La lotta teorica è importante e determinante ma deve servire a guidare una pratica conseguente, non possiamo continuare a comportarci come sette in concorrenza. Purtroppo oggi - per errori e limiti nostri e per capacità dei nostri nemici - il movimento comunista è frazionato e diviso come la classe operaia e proletaria, e addirittura cristallizza organizzativamente le divisioni sindacali e politiche esistenti nel proletariato.
Se riconosciamo che Il marxismo–leninismo è la teoria della liberazione dalla classe operaia dallo sfruttamento capitalista e una guida per l’azione, bisogna darsi degli strumenti, trovare o costruire ambiti e momenti di confronto teorici e pratici.
Purtroppo la presunzione di chi si sente già partito e chiede l’adesione, l’annessione e la critica e l’autocritica agli altri
senza mai mettersi in discussione, continua a ritardare l’unificazione della classe e della sua avanguardia, compresa la ricostruzione di un unico partito della classe operaia e proletaria,
l’unica classe che se organizzata passando “dalla classe in se alla classe per se” è in grado di dirigere e di costruire un blocco sociale con altre classi sfruttate.
Cominciare a discutere, confrontarci, dividerci se necessario sulle tattiche, ma unirci sulla strategia e sui problemi e sulla storia del movimento comunista è importante. Tuttavia ancora più importante è unirsi nella lotta contro il capitalismo, contro l’imperialismo, non combattere in ordine sparso. E’ nella lotta per il socialismo - che per noi comunisti non significa genericamente potere ai lavoratori, ma la dittatura del proletariato - che oggi possiamo fare i primi passi per rompere le gabbie e l’isolamento in cui siamo confinati.

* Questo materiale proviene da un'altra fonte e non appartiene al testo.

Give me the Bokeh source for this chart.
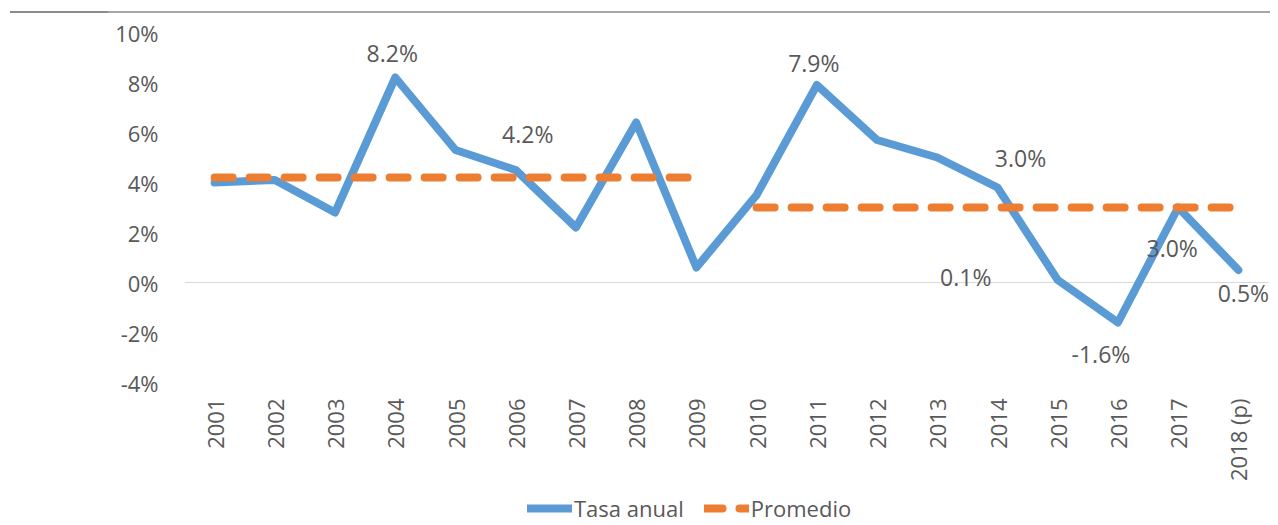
import math
from bokeh.plotting import figure
from bokeh.models import (FactorRange, Range1d, FixedTicker, PrintfTickFormatter,
                          Span, Legend, LegendItem, LabelSet, ColumnDataSource, Div)
from bokeh.layouts import column
from bokeh.core.properties import value
from bokeh.embed import file_html
from bokeh.resources import INLINE

# ---------------- data ----------------
years = ["2001", "2002", "2003", "2004", "2005", "2006", "2007", "2008", "2009",
         "2010", "2011", "2012", "2013", "2014", "2015", "2016", "2017", "2018 (p)"]
tasa_anual = [4.0, 4.1, 2.8, 8.2, 5.3, 4.5, 2.2, 6.4, 0.6,
              3.5, 7.9, 5.7, 5.0, 3.8, 0.1, -1.6, 3.0, 0.5]
promedio_years_1 = ["2001", "2002", "2003", "2004", "2005", "2006", "2007", "2008", "2009"]
promedio_vals_1 = [4.2, 4.2, 4.2, 4.2, 4.2, 4.2, 4.2, 4.2, 4.2]
promedio_years_2 = ["2010", "2011", "2012", "2013", "2014", "2015", "2016", "2017", "2018 (p)"]
promedio_vals_2 = [3.0, 3.0, 3.0, 3.0, 3.0, 3.0, 3.0, 3.0, 3.0]
y_ticks = [-4, -2, 0, 2, 4, 6, 8, 10]
label_years = ["2004", "2006", "2011", "2014", "2015", "2016", "2017", "2018 (p)"]
label_texts = ["8.2%", "4.2%", "7.9%", "3.0%", "0.1%", "-1.6%", "3.0%", "0.5%"]

# label placement (style, screen px)
label_dx = [-3, 12, -3, 23, -92, -17, -6, 5]
label_dy = [25, 36, 22, 30, 3, -31, -40, -23]

FONT = "Open Sans"
TXT = "#595959"
BLUE = "#5B9BD5"
ORANGE = "#ED7D31"

# frame extends to the bottom of the page so that the x axis (fixed at -4)
# and the legend can be drawn inside it
p = figure(frame_width=1084, frame_height=493, x_range=FactorRange(*years),
           y_range=Range1d(-9.72, 10), output_backend="svg", toolbar_location=None,
           min_border_left=184, min_border_right=10, min_border_top=18, min_border_bottom=0,
           outline_line_color=None, background_fill_color="white", border_fill_color="white")

p.xgrid.grid_line_color = None
p.ygrid.grid_line_color = None

zero = Span(location=0, dimension="width", line_color="#d9d9d9", line_width=1, level="underlay")
p.add_layout(zero)

r_tasa = p.line(years, tasa_anual, line_color=BLUE, line_width=8, line_join="round", line_cap="round")
r_prom = p.multi_line([promedio_years_1, promedio_years_2], [promedio_vals_1, promedio_vals_2],
                      line_color=ORANGE, line_width=8, line_dash="18 17", line_cap="round")

lab_y = [tasa_anual[years.index(y)] for y in label_years]
src = ColumnDataSource(dict(x=label_years, y=lab_y, t=label_texts, dx=label_dx, dy=label_dy))
labels = LabelSet(x="x", y="y", text="t", x_offset="dx", y_offset="dy", source=src,
                  text_align="center", text_baseline="middle", text_font=value(FONT),
                  text_font_size="23px", text_color=TXT)
p.add_layout(labels)

# axes
p.yaxis.ticker = FixedTicker(ticks=y_ticks)
p.yaxis.formatter = PrintfTickFormatter(format="%d%%")
p.yaxis.axis_line_color = None
p.yaxis.major_tick_line_color = None
p.yaxis.minor_tick_line_color = None
p.yaxis.major_tick_out = 0
p.yaxis.major_tick_in = 0
p.yaxis.major_label_standoff = 26
p.yaxis.major_label_text_font = FONT
p.yaxis.major_label_text_font_size = "22px"
p.yaxis.major_label_text_color = TXT

p.xaxis.fixed_location = -4
p.xaxis.axis_line_color = None
p.xaxis.major_tick_line_color = None
p.xaxis.minor_tick_line_color = None
p.xaxis.major_tick_out = 0
p.xaxis.major_tick_in = 0
p.xaxis.major_label_standoff = 16
p.xaxis.major_label_orientation = math.pi / 2
p.xaxis.major_label_text_font = FONT
p.xaxis.major_label_text_font_size = "22px"
p.xaxis.major_label_text_color = TXT

legend = Legend(items=[LegendItem(label="Tasa anual", renderers=[r_tasa]),
                       LegendItem(label="Promedio", renderers=[r_prom])],
                orientation="horizontal", location=(343, 2),
                glyph_width=45, glyph_height=20, label_standoff=2, spacing=20,
                padding=0, margin=0, border_line_color=None, background_fill_alpha=0,
                label_text_font=FONT, label_text_font_size="22px", label_text_color=TXT)
p.add_layout(legend, "center")

top_rule = Div(text='<div style="position:relative;width:1278px;height:14px;margin:0;padding:0;">'
                    '<div style="position:absolute;left:10px;top:11px;width:1260px;height:0;border-top:2px solid #a6a6a6;"></div>'
                    '<div style="position:absolute;left:10px;top:11px;width:98px;height:0;border-top:2px solid #8c8c8c;"></div>'
                    '</div>', width=1278, height=14, margin=0)

layout = column(top_rule, p, spacing=0)

open("out.html", "w").write(file_html(layout, INLINE))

Oggi, in particolare in Italia, il problema di quelli che si considerano comunisti non è solo quello di unirsi sui principi,
importantissimi e determinanti, ma è il confronto su come si applicano i principi del comunismo nella realtà dello scontro delle classi.
Oggi il primo passo per rompere le divisioni e la concorrenza fra “comunisti” è quello di costruire ambiti per discutere e
confrontarci come militanti su come le organizzazioni che si definiscono comuniste intervengono nella classe operaia e proletaria, con quale agitazione e propaganda, su quali parole d’ordine e
obiettivi. Confrontarsi su questo significa cominciare a rompere i muri che impediscono un corretto confronto politico nell’interesse delle lotte su obiettivi condivisi: è questo, secondo me, il
primo passo per arrivare, come voi sostenete, a “ dar vita a un’organizzazione preparatoria del partito”.